** BEGIN Data for this task **

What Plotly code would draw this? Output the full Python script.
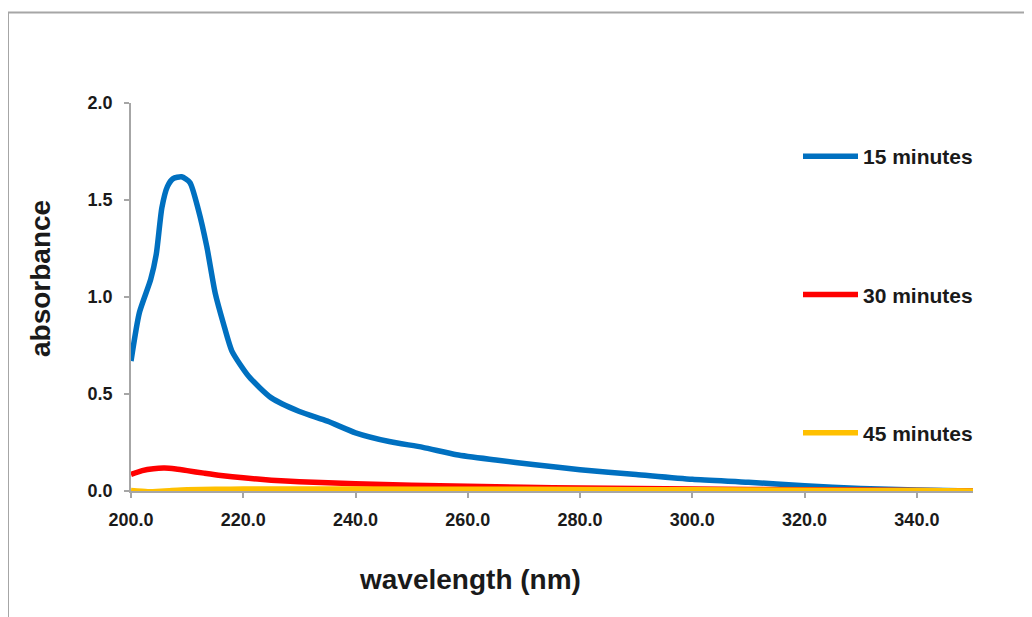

** END Data for this task **
** BEGIN Data for this task **

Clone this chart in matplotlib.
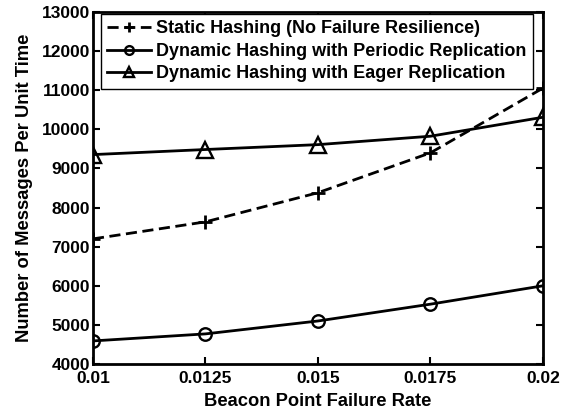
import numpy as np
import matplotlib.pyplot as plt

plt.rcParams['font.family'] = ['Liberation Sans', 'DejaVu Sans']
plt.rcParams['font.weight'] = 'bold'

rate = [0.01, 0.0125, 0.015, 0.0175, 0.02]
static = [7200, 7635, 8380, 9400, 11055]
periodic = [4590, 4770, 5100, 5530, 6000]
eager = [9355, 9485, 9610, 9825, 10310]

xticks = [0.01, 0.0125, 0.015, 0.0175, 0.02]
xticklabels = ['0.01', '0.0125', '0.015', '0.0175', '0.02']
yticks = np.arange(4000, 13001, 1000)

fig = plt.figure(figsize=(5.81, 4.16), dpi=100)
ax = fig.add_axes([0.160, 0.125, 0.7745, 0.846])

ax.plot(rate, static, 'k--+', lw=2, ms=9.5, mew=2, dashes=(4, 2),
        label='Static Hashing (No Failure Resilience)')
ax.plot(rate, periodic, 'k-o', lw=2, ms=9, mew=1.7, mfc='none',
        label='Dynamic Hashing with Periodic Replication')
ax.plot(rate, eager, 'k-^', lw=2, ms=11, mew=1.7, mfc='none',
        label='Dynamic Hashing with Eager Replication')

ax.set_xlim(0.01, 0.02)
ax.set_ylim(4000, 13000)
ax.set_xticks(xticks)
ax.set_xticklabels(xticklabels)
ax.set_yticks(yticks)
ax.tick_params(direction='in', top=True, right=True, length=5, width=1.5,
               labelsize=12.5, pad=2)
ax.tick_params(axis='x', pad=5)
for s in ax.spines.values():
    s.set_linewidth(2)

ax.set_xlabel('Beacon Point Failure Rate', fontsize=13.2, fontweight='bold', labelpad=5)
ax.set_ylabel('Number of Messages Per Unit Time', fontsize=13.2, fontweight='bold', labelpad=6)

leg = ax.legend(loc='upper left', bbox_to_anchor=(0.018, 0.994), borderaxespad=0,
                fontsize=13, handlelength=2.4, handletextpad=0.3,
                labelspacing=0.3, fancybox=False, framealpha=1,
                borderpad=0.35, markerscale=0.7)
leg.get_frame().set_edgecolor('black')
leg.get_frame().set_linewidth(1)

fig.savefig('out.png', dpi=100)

** END Data for this task **

Copy exactly the stretch of lines from the one containing "Clone this chart in matplotlib." through the one containing "ax.set_ylabel('Number of Messages", both included. Leave out any pictures.

**Response to the exercise**
Clone this chart in matplotlib.
import numpy as np
import matplotlib.pyplot as plt

plt.rcParams['font.family'] = ['Liberation Sans', 'DejaVu Sans']
plt.rcParams['font.weight'] = 'bold'

rate = [0.01, 0.0125, 0.015, 0.0175, 0.02]
static = [7200, 7635, 8380, 9400, 11055]
periodic = [4590, 4770, 5100, 5530, 6000]
eager = [9355, 9485, 9610, 9825, 10310]

xticks = [0.01, 0.0125, 0.015, 0.0175, 0.02]
xticklabels = ['0.01', '0.0125', '0.015', '0.0175', '0.02']
yticks = np.arange(4000, 13001, 1000)

fig = plt.figure(figsize=(5.81, 4.16), dpi=100)
ax = fig.add_axes([0.160, 0.125, 0.7745, 0.846])

ax.plot(rate, static, 'k--+', lw=2, ms=9.5, mew=2, dashes=(4, 2),
        label='Static Hashing (No Failure Resilience)')
ax.plot(rate, periodic, 'k-o', lw=2, ms=9, mew=1.7, mfc='none',
        label='Dynamic Hashing with Periodic Replication')
ax.plot(rate, eager, 'k-^', lw=2, ms=11, mew=1.7, mfc='none',
        label='Dynamic Hashing with Eager Replication')

ax.set_xlim(0.01, 0.02)
ax.set_ylim(4000, 13000)
ax.set_xticks(xticks)
ax.set_xticklabels(xticklabels)
ax.set_yticks(yticks)
ax.tick_params(direction='in', top=True, right=True, length=5, width=1.5,
               labelsize=12.5, pad=2)
ax.tick_params(axis='x', pad=5)
for s in ax.spines.values():
    s.set_linewidth(2)

ax.set_xlabel('Beacon Point Failure Rate', fontsize=13.2, fontweight='bold', labelpad=5)
ax.set_ylabel('Number of Messages Per Unit Time', fontsize=13.2, fontweight='bold', labelpad=6)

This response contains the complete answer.